Para Kátia Santos Penha, do Quilombo Divino Espírito Santo (ES) a oficina organizou as informações em relação ao tema. “Agora ficou mais claro para falar com meus companheiros na base, o tema em si não é novo, mas as siglas e linguagem sim. Mas nós vamos aprender e nos organizar para lutar por nossos territórios”, contou.

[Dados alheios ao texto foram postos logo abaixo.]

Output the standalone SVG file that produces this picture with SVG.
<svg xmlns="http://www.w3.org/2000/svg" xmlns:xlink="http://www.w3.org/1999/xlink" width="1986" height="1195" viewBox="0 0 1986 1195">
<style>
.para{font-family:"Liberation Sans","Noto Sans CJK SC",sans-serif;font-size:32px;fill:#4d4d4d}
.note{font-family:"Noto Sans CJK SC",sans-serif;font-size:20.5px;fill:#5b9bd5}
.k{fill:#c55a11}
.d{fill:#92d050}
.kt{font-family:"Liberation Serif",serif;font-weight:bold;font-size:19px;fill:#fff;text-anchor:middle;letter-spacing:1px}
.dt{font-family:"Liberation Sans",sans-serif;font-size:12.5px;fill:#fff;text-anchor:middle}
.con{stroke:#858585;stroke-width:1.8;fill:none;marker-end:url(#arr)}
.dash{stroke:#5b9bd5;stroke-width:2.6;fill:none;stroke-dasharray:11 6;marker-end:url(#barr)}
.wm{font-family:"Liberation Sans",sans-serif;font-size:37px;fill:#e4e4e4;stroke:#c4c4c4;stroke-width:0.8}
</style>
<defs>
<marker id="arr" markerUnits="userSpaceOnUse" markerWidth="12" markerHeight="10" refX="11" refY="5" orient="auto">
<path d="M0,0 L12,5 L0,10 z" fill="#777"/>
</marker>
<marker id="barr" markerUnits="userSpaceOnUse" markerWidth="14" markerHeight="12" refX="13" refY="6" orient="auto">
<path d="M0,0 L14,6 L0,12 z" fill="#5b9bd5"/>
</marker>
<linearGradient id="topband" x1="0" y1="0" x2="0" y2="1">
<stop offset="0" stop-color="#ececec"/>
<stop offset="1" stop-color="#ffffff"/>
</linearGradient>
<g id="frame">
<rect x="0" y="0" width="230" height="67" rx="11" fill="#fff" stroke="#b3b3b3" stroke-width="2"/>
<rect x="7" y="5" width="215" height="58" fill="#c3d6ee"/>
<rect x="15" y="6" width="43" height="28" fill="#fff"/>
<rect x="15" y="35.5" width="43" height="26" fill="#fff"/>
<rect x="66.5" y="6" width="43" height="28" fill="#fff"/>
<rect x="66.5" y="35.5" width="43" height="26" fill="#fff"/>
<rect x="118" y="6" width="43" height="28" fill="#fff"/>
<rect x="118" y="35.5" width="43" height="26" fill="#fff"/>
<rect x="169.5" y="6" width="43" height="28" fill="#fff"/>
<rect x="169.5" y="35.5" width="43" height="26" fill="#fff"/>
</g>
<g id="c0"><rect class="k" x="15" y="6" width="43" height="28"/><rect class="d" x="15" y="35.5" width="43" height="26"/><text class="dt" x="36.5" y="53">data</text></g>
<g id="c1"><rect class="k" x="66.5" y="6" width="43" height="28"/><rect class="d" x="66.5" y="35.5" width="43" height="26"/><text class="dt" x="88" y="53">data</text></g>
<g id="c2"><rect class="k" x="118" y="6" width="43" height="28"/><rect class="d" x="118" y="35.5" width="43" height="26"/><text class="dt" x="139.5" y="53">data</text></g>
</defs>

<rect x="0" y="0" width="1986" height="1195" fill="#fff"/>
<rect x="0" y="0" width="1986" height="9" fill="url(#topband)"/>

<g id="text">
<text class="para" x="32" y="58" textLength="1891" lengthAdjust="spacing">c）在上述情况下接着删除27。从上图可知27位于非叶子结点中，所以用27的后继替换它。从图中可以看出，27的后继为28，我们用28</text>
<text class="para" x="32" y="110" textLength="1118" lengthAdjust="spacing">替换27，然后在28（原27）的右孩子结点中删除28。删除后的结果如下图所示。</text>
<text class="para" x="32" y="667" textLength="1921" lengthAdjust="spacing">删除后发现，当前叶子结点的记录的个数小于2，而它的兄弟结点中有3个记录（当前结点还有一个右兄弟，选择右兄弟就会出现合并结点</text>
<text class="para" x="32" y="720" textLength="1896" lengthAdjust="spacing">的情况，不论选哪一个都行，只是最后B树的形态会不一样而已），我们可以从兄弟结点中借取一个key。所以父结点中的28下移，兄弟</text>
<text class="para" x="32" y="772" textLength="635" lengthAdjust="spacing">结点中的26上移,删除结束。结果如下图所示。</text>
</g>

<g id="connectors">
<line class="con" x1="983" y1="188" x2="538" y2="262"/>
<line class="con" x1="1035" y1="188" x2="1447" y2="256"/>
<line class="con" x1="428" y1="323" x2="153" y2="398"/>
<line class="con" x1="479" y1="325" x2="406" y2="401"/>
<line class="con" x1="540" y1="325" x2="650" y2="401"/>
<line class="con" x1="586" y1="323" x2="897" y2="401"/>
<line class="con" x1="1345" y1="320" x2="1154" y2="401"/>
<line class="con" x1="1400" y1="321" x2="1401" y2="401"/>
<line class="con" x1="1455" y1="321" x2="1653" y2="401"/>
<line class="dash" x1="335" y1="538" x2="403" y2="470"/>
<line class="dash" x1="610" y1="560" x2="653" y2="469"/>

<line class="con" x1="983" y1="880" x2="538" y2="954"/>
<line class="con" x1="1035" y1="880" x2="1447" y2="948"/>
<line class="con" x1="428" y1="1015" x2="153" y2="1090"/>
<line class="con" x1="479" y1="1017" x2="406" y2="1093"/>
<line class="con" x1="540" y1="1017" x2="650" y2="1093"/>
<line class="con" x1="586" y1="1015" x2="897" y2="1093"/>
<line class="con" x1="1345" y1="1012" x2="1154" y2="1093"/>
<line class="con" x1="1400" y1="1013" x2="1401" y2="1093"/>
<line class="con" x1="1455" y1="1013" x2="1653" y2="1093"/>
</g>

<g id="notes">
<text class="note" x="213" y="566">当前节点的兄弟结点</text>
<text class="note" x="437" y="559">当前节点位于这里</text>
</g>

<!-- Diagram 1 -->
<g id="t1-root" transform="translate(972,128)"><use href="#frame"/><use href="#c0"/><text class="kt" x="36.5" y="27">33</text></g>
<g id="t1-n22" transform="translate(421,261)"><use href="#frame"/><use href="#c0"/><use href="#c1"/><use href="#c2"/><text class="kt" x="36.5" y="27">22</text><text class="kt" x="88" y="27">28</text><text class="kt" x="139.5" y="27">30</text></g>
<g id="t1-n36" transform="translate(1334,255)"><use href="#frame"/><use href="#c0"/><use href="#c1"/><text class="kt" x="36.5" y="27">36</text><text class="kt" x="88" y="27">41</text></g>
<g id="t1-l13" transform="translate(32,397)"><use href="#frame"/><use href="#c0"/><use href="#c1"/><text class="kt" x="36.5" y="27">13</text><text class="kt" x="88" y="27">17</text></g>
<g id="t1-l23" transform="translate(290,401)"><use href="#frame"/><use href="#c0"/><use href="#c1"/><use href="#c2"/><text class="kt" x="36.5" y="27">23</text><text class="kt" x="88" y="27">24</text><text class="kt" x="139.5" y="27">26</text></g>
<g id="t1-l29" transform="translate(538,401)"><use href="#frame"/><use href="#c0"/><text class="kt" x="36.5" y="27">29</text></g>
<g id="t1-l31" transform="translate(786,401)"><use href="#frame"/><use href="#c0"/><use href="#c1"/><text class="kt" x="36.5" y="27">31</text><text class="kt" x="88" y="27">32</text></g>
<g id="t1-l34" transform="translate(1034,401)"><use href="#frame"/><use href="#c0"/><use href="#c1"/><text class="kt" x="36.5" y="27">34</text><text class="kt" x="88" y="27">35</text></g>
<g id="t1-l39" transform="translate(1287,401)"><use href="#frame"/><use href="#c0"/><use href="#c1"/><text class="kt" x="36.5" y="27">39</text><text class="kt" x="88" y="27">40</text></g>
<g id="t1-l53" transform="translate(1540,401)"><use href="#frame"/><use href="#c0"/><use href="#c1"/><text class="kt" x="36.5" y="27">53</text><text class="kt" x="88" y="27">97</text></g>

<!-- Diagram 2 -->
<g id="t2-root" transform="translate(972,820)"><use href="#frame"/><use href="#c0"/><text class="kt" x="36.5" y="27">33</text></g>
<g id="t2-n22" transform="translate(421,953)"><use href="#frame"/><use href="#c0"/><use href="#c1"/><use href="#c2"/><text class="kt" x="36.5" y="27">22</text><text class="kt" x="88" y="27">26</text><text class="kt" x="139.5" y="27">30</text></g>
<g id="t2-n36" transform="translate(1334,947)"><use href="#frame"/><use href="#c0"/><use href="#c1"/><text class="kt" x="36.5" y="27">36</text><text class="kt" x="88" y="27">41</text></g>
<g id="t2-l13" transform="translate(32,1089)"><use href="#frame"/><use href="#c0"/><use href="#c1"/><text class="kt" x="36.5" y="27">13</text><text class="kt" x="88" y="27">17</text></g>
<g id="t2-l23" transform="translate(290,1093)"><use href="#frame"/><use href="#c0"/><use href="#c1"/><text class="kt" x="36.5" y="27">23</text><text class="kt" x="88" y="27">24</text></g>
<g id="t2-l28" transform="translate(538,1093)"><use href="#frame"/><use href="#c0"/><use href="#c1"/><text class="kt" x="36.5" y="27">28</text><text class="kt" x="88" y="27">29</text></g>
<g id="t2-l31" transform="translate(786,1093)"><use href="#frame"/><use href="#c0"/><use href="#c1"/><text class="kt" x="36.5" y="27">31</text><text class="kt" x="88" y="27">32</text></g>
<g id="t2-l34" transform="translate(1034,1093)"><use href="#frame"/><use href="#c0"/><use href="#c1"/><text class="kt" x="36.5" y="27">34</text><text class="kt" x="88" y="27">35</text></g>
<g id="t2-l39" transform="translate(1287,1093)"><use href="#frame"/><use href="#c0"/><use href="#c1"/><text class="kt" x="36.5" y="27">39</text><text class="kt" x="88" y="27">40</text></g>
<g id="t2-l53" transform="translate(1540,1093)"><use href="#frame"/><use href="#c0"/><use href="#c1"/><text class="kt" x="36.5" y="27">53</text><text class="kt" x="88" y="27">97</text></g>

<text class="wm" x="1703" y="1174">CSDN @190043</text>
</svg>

Para os participantes se aprimorarem ainda mais em relação ao tema, o programa Direito a Terra, Água e Território (DTAT) realizará, em agosto, o seminário “Defesa do Território das populações tradicionais como estratégia de enfrentamento das mudanças climáticas”, na Comunidade da Prainha do Canto Verde (CE). O pescador Beto enfatizou o objetivo do programa : “ou garantimos o nosso território, com terra, água, recursos naturais ou teremos muitas dificuldades, esse deve ser a nosso direção”.